Offensive line is not an easy assignment, regardless of position, and those who play there often show impressive improvement from year one to year two. “There’s nothing better than experience, having those reps,” Bradbury said.
This season will offer the benefit, too, of Bradbury playing with many of the same personnel on the line. “Chemistry is everything with the offensive line,” he said.
Gophers football coach P.J. Fleck is doing a June 10 private autograph signing of helmets and other items that come with Beckett certificates of authenticity. Promoter Total Sports Enterprises is that cautioning multiple categories of items may sell out prior to June 10. More at Tseshopmn.com.
Fleck speaks to the Twin Cities Dunkers via Zoom June 3 and will be joined by Gopher defensive coordinator Joe Rossi and offensive coordinator Mike Sanford. The 72-year-old social club usually hosts programs with prominent speakers at the Minneapolis Club, but for now is convening members via Zoom.
Gopher seniors Winston DeLattiboudere from football and Sarah Werking from women’s cross country/track & field are Minnesota’s 2019-2020 Big Ten Conference Outstanding Sportsmanship Award recipients, the league announced today (Wednesday).
Because of the COVID-19 pandemic, the retirement celebration for prep football coaching legend Ron Stolski has been rescheduled again, moving from June 13 to September 19 at Cragun’s Legacy Clubhouse in Brainerd. Instead of gifts, donations to the Ron Stolski Scholarship Fund are welcome. The fund is part of the Brainerd Public Schools Foundation. Stolski coached football in Minnesota for 58 years, including the last 45 at Brainerd.
If the Vikings play their exhibition and regular season home schedules without fans in US Bank Stadium, they might lose $7 million or more each game based on NFL estimates circulating on the Internet. The Twins and other MLB teams playing in empty stadiums could lose about $640,000 per game.

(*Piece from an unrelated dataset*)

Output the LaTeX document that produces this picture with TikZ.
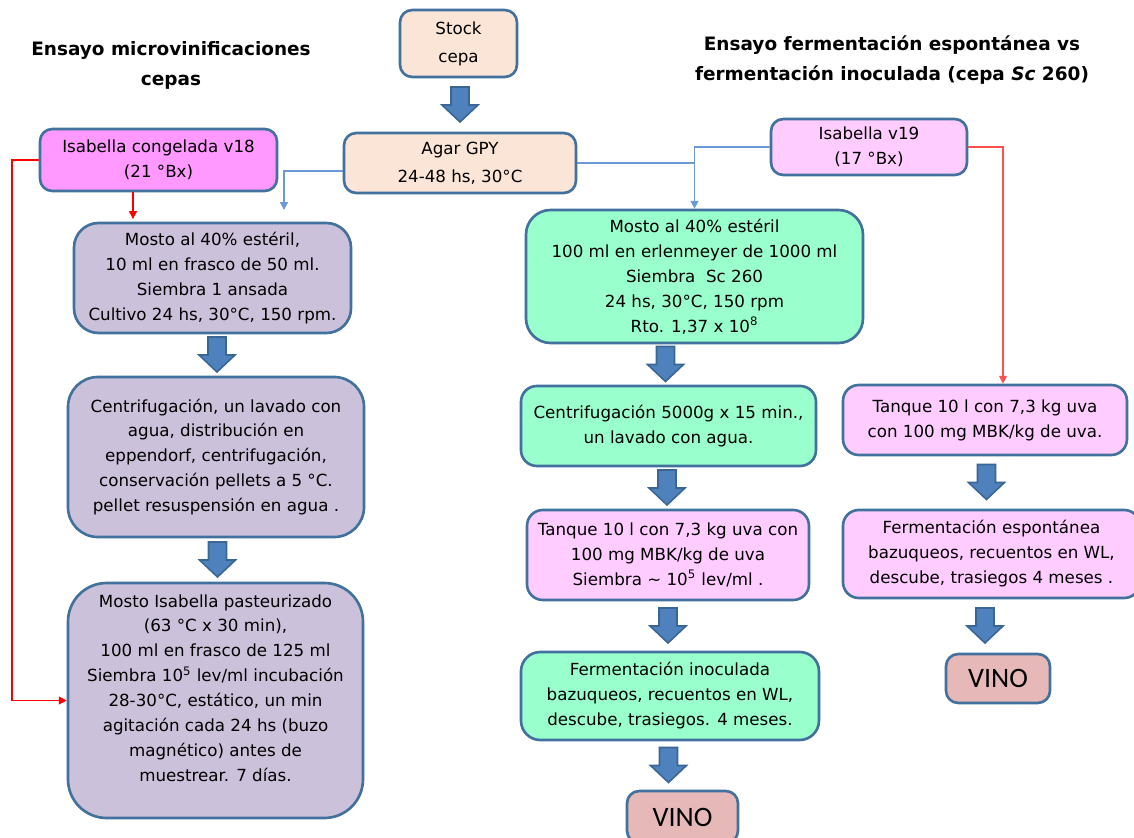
\documentclass[tikz,border=0pt]{standalone}
\usepackage{fontspec}
\setmainfont{DejaVu Sans}
\newfontfamily\vinofont{Carlito}
\usetikzlibrary{arrows.meta,positioning,calc}

\definecolor{borde}{HTML}{41719C}
\definecolor{azulflecha}{HTML}{4F81BD}
\definecolor{bordeflecha}{HTML}{3A6693}
\definecolor{durazno}{HTML}{FBE5D6}
\definecolor{fucsia}{HTML}{FF99FF}
\definecolor{rosa}{HTML}{FFCCFF}
\definecolor{lila}{HTML}{CCC1DA}
\definecolor{verde}{HTML}{99FFCC}
\definecolor{vinocol}{HTML}{E6B9B8}
\definecolor{celeste}{HTML}{6A9BD6}
\definecolor{rojizo}{HTML}{FF5050}

\tikzset{
  caja/.style={draw=borde, line width=1.5pt, rounded corners=7pt, align=center, inner sep=0pt},
  dim/.style 2 args={minimum width=#1*0.02cm, minimum height=#2*0.02cm},
  bloque/.style={draw=bordeflecha, fill=azulflecha, line width=0.9pt, line join=miter},
  linea/.style={draw=celeste, line width=0.7pt, -{Triangle[width=4.5pt,length=4.5pt]}},
  roja/.style={draw=red, line width=0.7pt, -{Triangle[width=4.5pt,length=4.5pt]}},
  titulo/.style={font=\fontsize{10.5}{17}\selectfont\bfseries, align=center},
  vino/.style={caja, fill=vinocol, font=\vinofont\fontsize{16}{19}\selectfont},
}

% flecha gruesa entre dos cajas
\newcommand{\flecha}[3][0]{%
  \draw[bloque] ($(#3.north)!0.5!(#3.north |- #2.south)+(#1,0)$)
    ++(-9,-18) -- ++(18,0) -- ++(0,18) -- ++(9,0) -- ++(-18,17) -- ++(-18,-17) -- ++(9,0) -- cycle;}

\begin{document}
\begin{tikzpicture}[x=0.02cm, y=-0.02cm, font=\fontsize{9.5}{14.2}\selectfont]
  \path[use as bounding box, fill=white] (0,0) rectangle (1134,838);

  % Titulos
  \node[titulo] (tit1) at (171,65) {Ensayo microvinificaciones\\cepas};
  \node[titulo] (tit2) at (892,60) {Ensayo fermentación espontánea vs\\fermentación inoculada (cepa \textit{Sc} 260)};

  % Cepa
  \node[caja, fill=durazno, dim={117}{67}, font=\fontsize{9.5}{15.9}\selectfont] (stock) at (458.5,43.5) {Stock\\cepa};
  \node[caja, fill=durazno, dim={232}{60}, font=\fontsize{9.5}{15.9}\selectfont] (agar) at (460,163) {Agar GPY\\24-48 hs, 30°C};

  % Microvinificaciones
  \node[caja, fill=fucsia, dim={237}{62}] (cong) at (158.5,160) {Isabella congelada v18\\(21 °Bx)};
  \node[caja, fill=lila, rounded corners=14pt, dim={277}{110}] (l1) at (212.5,278)
    {Mosto al 40\% estéril,\\10 ml en frasco de 50 ml.\\Siembra 1 ansada\\Cultivo 24 hs, 30°C, 150 rpm.};
  \node[caja, fill=lila, rounded corners=17pt, dim={296}{160}] (l2) at (216,457)
    {Centrifugación, un lavado con\\agua, distribución en\\eppendorf, centrifugación,\\conservación pellets a 5 °C.\\pellet resuspensión en agua .};
  \node[caja, fill=lila, rounded corners=22pt, dim={295}{235}] (l3) at (215.5,700.5)
    {Mosto Isabella pasteurizado\\(63 °C x 30 min),\\100 ml en frasco de 125 ml\\Siembra 10\textsuperscript{5} lev/ml incubación\\28-30°C, estático, un min\\agitación cada 24 hs (buzo\\magnético) antes de\\muestrear. 7 días.\\\mbox{}};

  % Fermentacion inoculada
  \node[caja, fill=verde, rounded corners=14pt, dim={337}{133}] (m1) at (694.5,276.5)
    {Mosto al 40\% estéril\\100 ml en erlenmeyer de 1000 ml\\Siembra\ \ Sc 260\\24 hs, 30°C, 150 rpm\\Rto. 1,37 x 10\textsuperscript{8}};
  \node[caja, fill=verde, rounded corners=9pt, dim={295}{80}] (m2) at (668.5,426)
    {Centrifugación 5000g x 15 min.,\\un lavado con agua.};
  \node[caja, fill=rosa, rounded corners=9pt, dim={282}{90}] (m3) at (668,555)
    {Tanque 10 l con 7,3 kg uva con\\100 mg MBK/kg de uva\\Siembra \textasciitilde{} 10\textsuperscript{5} lev/ml .};
  \node[caja, fill=verde, rounded corners=11pt, dim={298}{88}] (m4) at (670,696)
    {Fermentación inoculada\\bazuqueos, recuentos en WL,\\descube, trasiegos. 4 meses.};
  \node[vino, dim={111}{52}] (vino1) at (682.5,817) {VINO};

  % Fermentacion espontanea
  \node[caja, fill=rosa, dim={196}{56}] (v19) at (869,147) {Isabella v19\\(17 °Bx)};
  \node[caja, fill=rosa, rounded corners=9pt, dim={284}{70}] (r1) at (985,420)
    {Tanque 10 l con 7,3 kg uva\\con 100 mg MBK/kg de uva.};
  \node[caja, fill=rosa, rounded corners=9pt, dim={297}{88}] (r2) at (991.5,554)
    {Fermentación espontánea\\bazuqueos, recuentos en WL,\\descube, trasiegos 4 meses .};
  \node[vino, dim={104}{49}] (vino2) at (998,678.5) {VINO};

  % Flechas gruesas
  \flecha{stock}{agar}
  \flecha[1]{l1}{l2}
  \flecha[2]{l2}{l3}
  \flecha[-3]{m1}{m2}
  \flecha[-1]{m2}{m3}
  \flecha[-2]{m3}{m4}
  \flecha[-14]{m4}{vino1}
  \flecha[-5]{r1}{r2}
  \flecha[-13]{r2}{vino2}

  % Conectores finos
  \coordinate (fa) at (284,210);
  \draw[linea] ([yshift=-4.5pt]agar.west) -| (fa);
  \draw[linea, -] (agar.east) -- (agar.east -| m1.north);
  \draw[linea] (v19.west) -| (m1.north);

  \coordinate (codo) at (12,400);
  \coordinate (rc) at (133,200);
  \draw[roja] (cong.west) -- (cong.west -| codo) |- (l3.west);
  \draw[roja, shorten >=1.5pt] (rc |- cong.south) -- (rc |- l1.north);

  \coordinate (cd) at (1003,300);
  \draw[roja, draw=rojizo] (v19.east) -| (cd |- r1.north);
\end{tikzpicture}
\end{document}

While use of the designated hitter in both the National and American Leagues is expected for sure when MLB opens up this summer, many fans would welcome experimentation with rules to increase pace of play and length of games. Ideas could include aggressive enforcement of policies to speed up time between pitches, and in extra innings the team at bat starts with a runner in scoring position.
Speculation is Gopher junior right-handed pitcher Max Meyer could be a top-10 selection in the upcoming MLB Draft. Meyer, from Woodbury, was named an All-American yesterday by Collegiate Baseball Newspaper for a third consecutive year.
A consensus preseason All-American, Meyer finished his Gopher career with a lifetime 2.07 ERA (fourth best all-time in the program), with 187 strikeouts in 148 innings pitched. His 18 saves are the third-most in 132 seasons of the program’s history. Baseball is the oldest program of the 25 sports at Minnesota.
Meyer was named a second-team All-American by Collegiate Baseball Newspaper, as was teammate and second baseman Zack Raabe, a sophomore from Forest Lake. Raabe hit .463 for Minnesota this season and his 31 hits led NCAA Division I teams.
Raabe’s dad, Brian Raabe, played on Minnesota coach John Anderson’s 1988 Big Ten title team and made it to the big leagues as an infielder. “He reminds me of his dad in a lot of ways, and Zack has a chance to play professional baseball,” said Anderson who predicted the younger Raabe will be among the nation’s better college hitters next year.
The recent news Alabama Huntsville is discontinuing its hockey program gives WCHA men’s commissioner Bill Robertson even more to do regarding league membership for the 2021-2022 season. Only Alaska and Alaska Anchorage are now committed to WCHA participation for that season as most member schools are exiting next spring for a new league.
“It’s going to be the ultimate challenge,” Robertson said about the search for new WCHA members.
Robertson, whose WCHA offices are based in the Twin Cities, is in discussions with multiple schools about joining the WCHA for 2021-2022 including Arizona State, Lindenwood, Long Island and Simon Frazier (Burnaby, British Columbia).